* **Given exercise**:
Quote each line of the material verbatim, without the pictures.

* **Data shown**:
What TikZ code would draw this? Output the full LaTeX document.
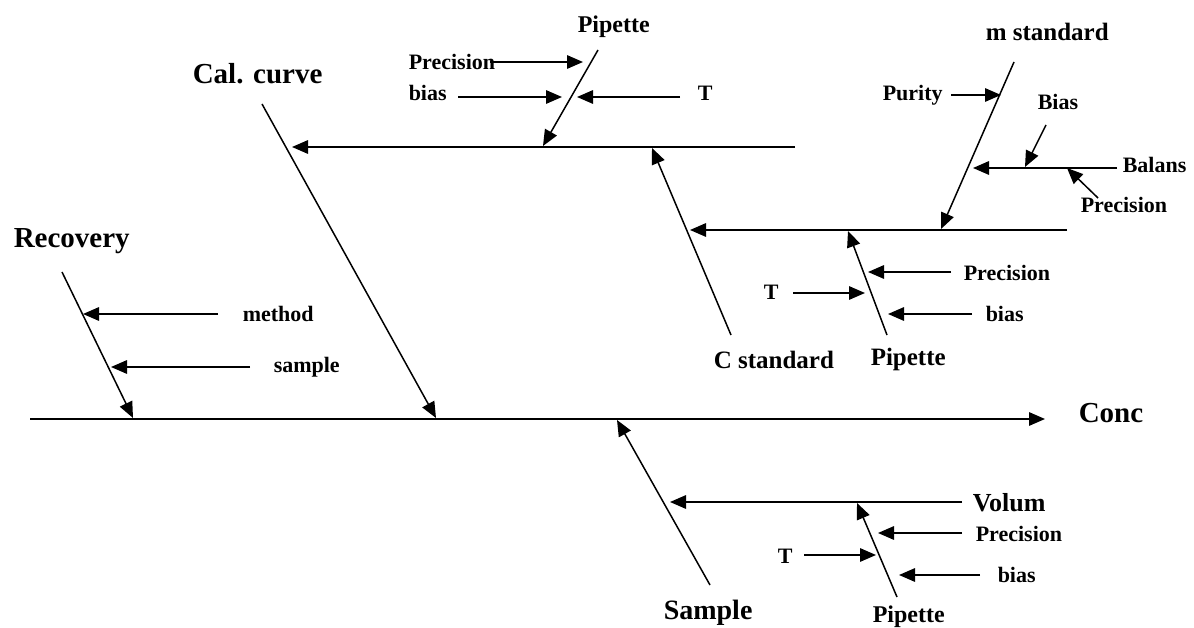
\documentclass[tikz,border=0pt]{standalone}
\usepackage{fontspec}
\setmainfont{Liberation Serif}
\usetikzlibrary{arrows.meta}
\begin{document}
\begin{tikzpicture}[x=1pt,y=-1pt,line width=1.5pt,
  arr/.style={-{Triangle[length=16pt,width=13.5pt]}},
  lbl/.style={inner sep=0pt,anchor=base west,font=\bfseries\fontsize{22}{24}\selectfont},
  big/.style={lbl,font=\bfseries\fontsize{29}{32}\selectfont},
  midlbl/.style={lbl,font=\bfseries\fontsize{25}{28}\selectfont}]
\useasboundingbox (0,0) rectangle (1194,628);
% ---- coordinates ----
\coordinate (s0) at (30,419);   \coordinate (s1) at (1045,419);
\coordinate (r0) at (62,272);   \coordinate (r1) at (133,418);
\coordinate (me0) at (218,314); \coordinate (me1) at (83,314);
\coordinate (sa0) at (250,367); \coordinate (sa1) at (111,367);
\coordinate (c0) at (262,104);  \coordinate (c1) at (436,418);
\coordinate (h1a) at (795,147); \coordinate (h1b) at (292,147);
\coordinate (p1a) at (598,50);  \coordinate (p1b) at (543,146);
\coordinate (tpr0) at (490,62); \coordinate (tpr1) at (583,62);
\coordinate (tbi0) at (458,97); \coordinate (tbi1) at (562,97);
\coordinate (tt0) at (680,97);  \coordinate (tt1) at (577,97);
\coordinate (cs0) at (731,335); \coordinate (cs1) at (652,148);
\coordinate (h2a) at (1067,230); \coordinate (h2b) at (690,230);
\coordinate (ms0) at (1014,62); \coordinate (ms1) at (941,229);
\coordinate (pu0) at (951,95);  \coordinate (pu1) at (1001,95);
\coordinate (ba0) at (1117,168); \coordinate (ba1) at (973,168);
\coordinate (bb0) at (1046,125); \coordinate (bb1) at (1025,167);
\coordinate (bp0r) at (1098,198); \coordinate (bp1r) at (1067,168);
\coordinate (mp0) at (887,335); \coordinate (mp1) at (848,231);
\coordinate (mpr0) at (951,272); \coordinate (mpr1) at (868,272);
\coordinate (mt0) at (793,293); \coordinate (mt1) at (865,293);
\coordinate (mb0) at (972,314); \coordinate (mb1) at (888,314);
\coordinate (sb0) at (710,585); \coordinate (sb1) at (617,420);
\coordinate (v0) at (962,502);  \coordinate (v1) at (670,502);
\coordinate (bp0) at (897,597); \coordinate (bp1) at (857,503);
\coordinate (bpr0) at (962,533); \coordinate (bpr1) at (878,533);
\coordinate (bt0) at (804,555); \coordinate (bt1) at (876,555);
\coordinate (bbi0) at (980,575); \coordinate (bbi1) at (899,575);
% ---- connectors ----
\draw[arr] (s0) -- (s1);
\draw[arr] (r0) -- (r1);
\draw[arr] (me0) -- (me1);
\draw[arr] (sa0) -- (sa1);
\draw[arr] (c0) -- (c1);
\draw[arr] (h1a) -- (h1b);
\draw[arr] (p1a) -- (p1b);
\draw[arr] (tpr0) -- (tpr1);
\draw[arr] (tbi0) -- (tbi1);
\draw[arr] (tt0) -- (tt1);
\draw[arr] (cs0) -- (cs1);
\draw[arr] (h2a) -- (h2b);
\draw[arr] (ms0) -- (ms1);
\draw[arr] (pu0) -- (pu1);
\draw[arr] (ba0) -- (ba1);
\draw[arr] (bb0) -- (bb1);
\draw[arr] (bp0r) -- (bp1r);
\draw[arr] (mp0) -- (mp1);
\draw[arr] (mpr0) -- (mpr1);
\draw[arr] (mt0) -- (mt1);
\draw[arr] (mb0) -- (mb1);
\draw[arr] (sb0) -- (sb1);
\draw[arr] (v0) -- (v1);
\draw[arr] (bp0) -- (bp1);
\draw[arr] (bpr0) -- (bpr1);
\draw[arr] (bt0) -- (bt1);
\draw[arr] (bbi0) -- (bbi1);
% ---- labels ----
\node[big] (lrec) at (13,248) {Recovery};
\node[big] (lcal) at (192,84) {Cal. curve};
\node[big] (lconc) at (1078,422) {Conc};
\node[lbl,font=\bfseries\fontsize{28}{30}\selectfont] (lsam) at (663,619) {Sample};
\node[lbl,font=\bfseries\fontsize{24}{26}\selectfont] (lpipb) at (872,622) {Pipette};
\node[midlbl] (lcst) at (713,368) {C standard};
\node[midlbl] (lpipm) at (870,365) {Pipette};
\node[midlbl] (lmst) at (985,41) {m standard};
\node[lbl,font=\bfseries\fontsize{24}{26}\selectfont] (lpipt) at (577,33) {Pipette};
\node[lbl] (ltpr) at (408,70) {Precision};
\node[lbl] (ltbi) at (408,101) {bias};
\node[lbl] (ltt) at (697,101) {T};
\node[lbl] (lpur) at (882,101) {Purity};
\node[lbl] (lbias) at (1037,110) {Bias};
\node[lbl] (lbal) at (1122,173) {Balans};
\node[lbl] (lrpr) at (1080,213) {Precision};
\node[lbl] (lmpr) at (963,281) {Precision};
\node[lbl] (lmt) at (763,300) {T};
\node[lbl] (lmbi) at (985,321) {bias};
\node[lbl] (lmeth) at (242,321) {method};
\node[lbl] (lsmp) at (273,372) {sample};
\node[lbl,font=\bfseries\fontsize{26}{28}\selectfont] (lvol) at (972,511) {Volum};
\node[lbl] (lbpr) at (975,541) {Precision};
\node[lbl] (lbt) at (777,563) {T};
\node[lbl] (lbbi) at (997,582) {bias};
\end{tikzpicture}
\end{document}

* **Written answer**:
What TikZ code would draw this? Output the full LaTeX document.
\documentclass[tikz,border=0pt]{standalone}
\usepackage{fontspec}
\setmainfont{Liberation Serif}
\usetikzlibrary{arrows.meta}
\begin{document}
\begin{tikzpicture}[x=1pt,y=-1pt,line width=1.5pt,
  arr/.style={-{Triangle[length=16pt,width=13.5pt]}},
  lbl/.style={inner sep=0pt,anchor=base west,font=\bfseries\fontsize{22}{24}\selectfont},
  big/.style={lbl,font=\bfseries\fontsize{29}{32}\selectfont},
  midlbl/.style={lbl,font=\bfseries\fontsize{25}{28}\selectfont}]
\useasboundingbox (0,0) rectangle (1194,628);
% ---- coordinates ----
\coordinate (s0) at (30,419);   \coordinate (s1) at (1045,419);
\coordinate (r0) at (62,272);   \coordinate (r1) at (133,418);
\coordinate (me0) at (218,314); \coordinate (me1) at (83,314);
\coordinate (sa0) at (250,367); \coordinate (sa1) at (111,367);
\coordinate (c0) at (262,104);  \coordinate (c1) at (436,418);
\coordinate (h1a) at (795,147); \coordinate (h1b) at (292,147);
\coordinate (p1a) at (598,50);  \coordinate (p1b) at (543,146);
\coordinate (tpr0) at (490,62); \coordinate (tpr1) at (583,62);
\coordinate (tbi0) at (458,97); \coordinate (tbi1) at (562,97);
\coordinate (tt0) at (680,97);  \coordinate (tt1) at (577,97);
\coordinate (cs0) at (731,335); \coordinate (cs1) at (652,148);
\coordinate (h2a) at (1067,230); \coordinate (h2b) at (690,230);
\coordinate (ms0) at (1014,62); \coordinate (ms1) at (941,229);
\coordinate (pu0) at (951,95);  \coordinate (pu1) at (1001,95);
\coordinate (ba0) at (1117,168); \coordinate (ba1) at (973,168);
\coordinate (bb0) at (1046,125); \coordinate (bb1) at (1025,167);
\coordinate (bp0r) at (1098,198); \coordinate (bp1r) at (1067,168);
\coordinate (mp0) at (887,335); \coordinate (mp1) at (848,231);
\coordinate (mpr0) at (951,272); \coordinate (mpr1) at (868,272);
\coordinate (mt0) at (793,293); \coordinate (mt1) at (865,293);
\coordinate (mb0) at (972,314); \coordinate (mb1) at (888,314);
\coordinate (sb0) at (710,585); \coordinate (sb1) at (617,420);
\coordinate (v0) at (962,502);  \coordinate (v1) at (670,502);
\coordinate (bp0) at (897,597); \coordinate (bp1) at (857,503);
\coordinate (bpr0) at (962,533); \coordinate (bpr1) at (878,533);
\coordinate (bt0) at (804,555); \coordinate (bt1) at (876,555);
\coordinate (bbi0) at (980,575); \coordinate (bbi1) at (899,575);
% ---- connectors ----
\draw[arr] (s0) -- (s1);
\draw[arr] (r0) -- (r1);
\draw[arr] (me0) -- (me1);
\draw[arr] (sa0) -- (sa1);
\draw[arr] (c0) -- (c1);
\draw[arr] (h1a) -- (h1b);
\draw[arr] (p1a) -- (p1b);
\draw[arr] (tpr0) -- (tpr1);
\draw[arr] (tbi0) -- (tbi1);
\draw[arr] (tt0) -- (tt1);
\draw[arr] (cs0) -- (cs1);
\draw[arr] (h2a) -- (h2b);
\draw[arr] (ms0) -- (ms1);
\draw[arr] (pu0) -- (pu1);
\draw[arr] (ba0) -- (ba1);
\draw[arr] (bb0) -- (bb1);
\draw[arr] (bp0r) -- (bp1r);
\draw[arr] (mp0) -- (mp1);
\draw[arr] (mpr0) -- (mpr1);
\draw[arr] (mt0) -- (mt1);
\draw[arr] (mb0) -- (mb1);
\draw[arr] (sb0) -- (sb1);
\draw[arr] (v0) -- (v1);
\draw[arr] (bp0) -- (bp1);
\draw[arr] (bpr0) -- (bpr1);
\draw[arr] (bt0) -- (bt1);
\draw[arr] (bbi0) -- (bbi1);
% ---- labels ----
\node[big] (lrec) at (13,248) {Recovery};
\node[big] (lcal) at (192,84) {Cal. curve};
\node[big] (lconc) at (1078,422) {Conc};
\node[lbl,font=\bfseries\fontsize{28}{30}\selectfont] (lsam) at (663,619) {Sample};
\node[lbl,font=\bfseries\fontsize{24}{26}\selectfont] (lpipb) at (872,622) {Pipette};
\node[midlbl] (lcst) at (713,368) {C standard};
\node[midlbl] (lpipm) at (870,365) {Pipette};
\node[midlbl] (lmst) at (985,41) {m standard};
\node[lbl,font=\bfseries\fontsize{24}{26}\selectfont] (lpipt) at (577,33) {Pipette};
\node[lbl] (ltpr) at (408,70) {Precision};
\node[lbl] (ltbi) at (408,101) {bias};
\node[lbl] (ltt) at (697,101) {T};
\node[lbl] (lpur) at (882,101) {Purity};
\node[lbl] (lbias) at (1037,110) {Bias};
\node[lbl] (lbal) at (1122,173) {Balans};
\node[lbl] (lrpr) at (1080,213) {Precision};
\node[lbl] (lmpr) at (963,281) {Precision};
\node[lbl] (lmt) at (763,300) {T};
\node[lbl] (lmbi) at (985,321) {bias};
\node[lbl] (lmeth) at (242,321) {method};
\node[lbl] (lsmp) at (273,372) {sample};
\node[lbl,font=\bfseries\fontsize{26}{28}\selectfont] (lvol) at (972,511) {Volum};
\node[lbl] (lbpr) at (975,541) {Precision};
\node[lbl] (lbt) at (777,563) {T};
\node[lbl] (lbbi) at (997,582) {bias};
\end{tikzpicture}
\end{document}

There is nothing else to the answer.